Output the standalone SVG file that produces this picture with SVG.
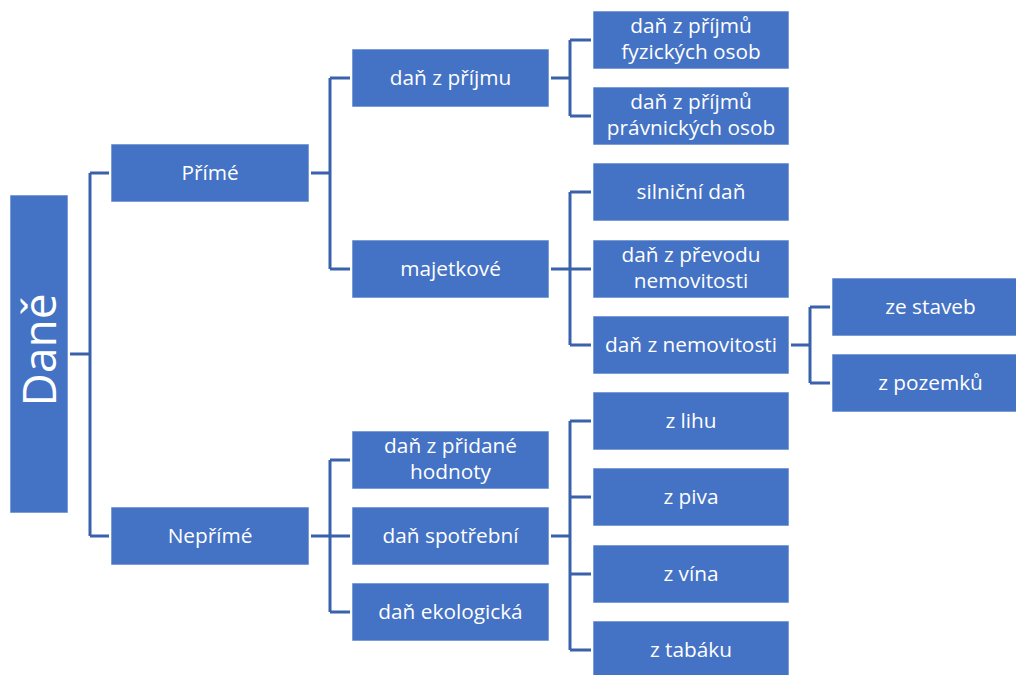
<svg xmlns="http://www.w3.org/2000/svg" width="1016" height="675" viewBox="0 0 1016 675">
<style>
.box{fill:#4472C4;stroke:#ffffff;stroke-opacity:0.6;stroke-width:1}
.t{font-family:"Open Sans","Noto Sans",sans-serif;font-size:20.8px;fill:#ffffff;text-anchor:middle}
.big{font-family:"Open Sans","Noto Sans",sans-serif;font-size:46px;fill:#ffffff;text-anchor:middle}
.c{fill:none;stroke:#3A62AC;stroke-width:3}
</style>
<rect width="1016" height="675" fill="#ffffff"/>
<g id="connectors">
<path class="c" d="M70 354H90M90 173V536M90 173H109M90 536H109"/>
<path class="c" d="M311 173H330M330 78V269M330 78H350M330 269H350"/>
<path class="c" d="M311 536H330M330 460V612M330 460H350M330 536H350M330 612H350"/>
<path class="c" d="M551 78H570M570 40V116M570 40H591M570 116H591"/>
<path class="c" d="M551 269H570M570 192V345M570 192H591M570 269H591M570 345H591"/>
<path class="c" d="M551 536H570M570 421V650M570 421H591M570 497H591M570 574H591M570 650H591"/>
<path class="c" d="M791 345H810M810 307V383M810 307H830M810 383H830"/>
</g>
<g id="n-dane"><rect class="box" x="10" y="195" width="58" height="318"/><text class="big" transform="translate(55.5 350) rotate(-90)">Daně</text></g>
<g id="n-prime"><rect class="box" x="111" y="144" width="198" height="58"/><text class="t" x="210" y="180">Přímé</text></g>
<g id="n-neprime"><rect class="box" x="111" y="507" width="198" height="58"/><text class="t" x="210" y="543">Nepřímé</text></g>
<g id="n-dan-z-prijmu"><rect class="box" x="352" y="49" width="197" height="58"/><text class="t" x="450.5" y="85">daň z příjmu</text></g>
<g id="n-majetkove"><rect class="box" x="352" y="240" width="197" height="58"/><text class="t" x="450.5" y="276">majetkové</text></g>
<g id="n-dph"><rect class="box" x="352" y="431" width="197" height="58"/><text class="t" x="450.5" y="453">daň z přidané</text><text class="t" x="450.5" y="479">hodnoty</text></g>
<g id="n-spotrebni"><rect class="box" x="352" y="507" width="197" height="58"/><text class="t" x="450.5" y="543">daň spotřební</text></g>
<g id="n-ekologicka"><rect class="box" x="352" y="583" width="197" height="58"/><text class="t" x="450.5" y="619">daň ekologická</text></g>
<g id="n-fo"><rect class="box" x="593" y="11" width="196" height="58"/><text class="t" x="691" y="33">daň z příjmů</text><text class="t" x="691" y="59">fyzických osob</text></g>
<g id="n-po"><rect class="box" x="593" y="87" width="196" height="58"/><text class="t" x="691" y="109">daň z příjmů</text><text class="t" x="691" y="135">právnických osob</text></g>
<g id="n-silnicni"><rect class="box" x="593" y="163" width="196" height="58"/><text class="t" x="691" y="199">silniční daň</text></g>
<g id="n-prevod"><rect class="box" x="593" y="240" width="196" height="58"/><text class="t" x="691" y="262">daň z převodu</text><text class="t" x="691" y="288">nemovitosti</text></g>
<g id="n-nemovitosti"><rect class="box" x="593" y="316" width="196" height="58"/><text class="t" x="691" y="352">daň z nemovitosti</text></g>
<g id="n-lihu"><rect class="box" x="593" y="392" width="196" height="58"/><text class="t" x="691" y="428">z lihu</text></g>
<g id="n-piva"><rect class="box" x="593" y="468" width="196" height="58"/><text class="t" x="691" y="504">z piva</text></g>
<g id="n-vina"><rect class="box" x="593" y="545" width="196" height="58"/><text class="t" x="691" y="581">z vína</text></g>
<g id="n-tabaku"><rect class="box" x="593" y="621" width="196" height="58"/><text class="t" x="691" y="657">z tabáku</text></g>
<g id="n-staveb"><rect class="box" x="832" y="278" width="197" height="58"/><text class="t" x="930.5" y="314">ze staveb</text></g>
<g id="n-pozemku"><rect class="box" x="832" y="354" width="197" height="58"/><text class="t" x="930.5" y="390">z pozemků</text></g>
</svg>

_To be done_
Take the listing above and print it exactly, apart from the pictures.

_Expected answer_
Output the standalone SVG file that produces this picture with SVG.
<svg xmlns="http://www.w3.org/2000/svg" width="1016" height="675" viewBox="0 0 1016 675">
<style>
.box{fill:#4472C4;stroke:#ffffff;stroke-opacity:0.6;stroke-width:1}
.t{font-family:"Open Sans","Noto Sans",sans-serif;font-size:20.8px;fill:#ffffff;text-anchor:middle}
.big{font-family:"Open Sans","Noto Sans",sans-serif;font-size:46px;fill:#ffffff;text-anchor:middle}
.c{fill:none;stroke:#3A62AC;stroke-width:3}
</style>
<rect width="1016" height="675" fill="#ffffff"/>
<g id="connectors">
<path class="c" d="M70 354H90M90 173V536M90 173H109M90 536H109"/>
<path class="c" d="M311 173H330M330 78V269M330 78H350M330 269H350"/>
<path class="c" d="M311 536H330M330 460V612M330 460H350M330 536H350M330 612H350"/>
<path class="c" d="M551 78H570M570 40V116M570 40H591M570 116H591"/>
<path class="c" d="M551 269H570M570 192V345M570 192H591M570 269H591M570 345H591"/>
<path class="c" d="M551 536H570M570 421V650M570 421H591M570 497H591M570 574H591M570 650H591"/>
<path class="c" d="M791 345H810M810 307V383M810 307H830M810 383H830"/>
</g>
<g id="n-dane"><rect class="box" x="10" y="195" width="58" height="318"/><text class="big" transform="translate(55.5 350) rotate(-90)">Daně</text></g>
<g id="n-prime"><rect class="box" x="111" y="144" width="198" height="58"/><text class="t" x="210" y="180">Přímé</text></g>
<g id="n-neprime"><rect class="box" x="111" y="507" width="198" height="58"/><text class="t" x="210" y="543">Nepřímé</text></g>
<g id="n-dan-z-prijmu"><rect class="box" x="352" y="49" width="197" height="58"/><text class="t" x="450.5" y="85">daň z příjmu</text></g>
<g id="n-majetkove"><rect class="box" x="352" y="240" width="197" height="58"/><text class="t" x="450.5" y="276">majetkové</text></g>
<g id="n-dph"><rect class="box" x="352" y="431" width="197" height="58"/><text class="t" x="450.5" y="453">daň z přidané</text><text class="t" x="450.5" y="479">hodnoty</text></g>
<g id="n-spotrebni"><rect class="box" x="352" y="507" width="197" height="58"/><text class="t" x="450.5" y="543">daň spotřební</text></g>
<g id="n-ekologicka"><rect class="box" x="352" y="583" width="197" height="58"/><text class="t" x="450.5" y="619">daň ekologická</text></g>
<g id="n-fo"><rect class="box" x="593" y="11" width="196" height="58"/><text class="t" x="691" y="33">daň z příjmů</text><text class="t" x="691" y="59">fyzických osob</text></g>
<g id="n-po"><rect class="box" x="593" y="87" width="196" height="58"/><text class="t" x="691" y="109">daň z příjmů</text><text class="t" x="691" y="135">právnických osob</text></g>
<g id="n-silnicni"><rect class="box" x="593" y="163" width="196" height="58"/><text class="t" x="691" y="199">silniční daň</text></g>
<g id="n-prevod"><rect class="box" x="593" y="240" width="196" height="58"/><text class="t" x="691" y="262">daň z převodu</text><text class="t" x="691" y="288">nemovitosti</text></g>
<g id="n-nemovitosti"><rect class="box" x="593" y="316" width="196" height="58"/><text class="t" x="691" y="352">daň z nemovitosti</text></g>
<g id="n-lihu"><rect class="box" x="593" y="392" width="196" height="58"/><text class="t" x="691" y="428">z lihu</text></g>
<g id="n-piva"><rect class="box" x="593" y="468" width="196" height="58"/><text class="t" x="691" y="504">z piva</text></g>
<g id="n-vina"><rect class="box" x="593" y="545" width="196" height="58"/><text class="t" x="691" y="581">z vína</text></g>
<g id="n-tabaku"><rect class="box" x="593" y="621" width="196" height="58"/><text class="t" x="691" y="657">z tabáku</text></g>
<g id="n-staveb"><rect class="box" x="832" y="278" width="197" height="58"/><text class="t" x="930.5" y="314">ze staveb</text></g>
<g id="n-pozemku"><rect class="box" x="832" y="354" width="197" height="58"/><text class="t" x="930.5" y="390">z pozemků</text></g>
</svg>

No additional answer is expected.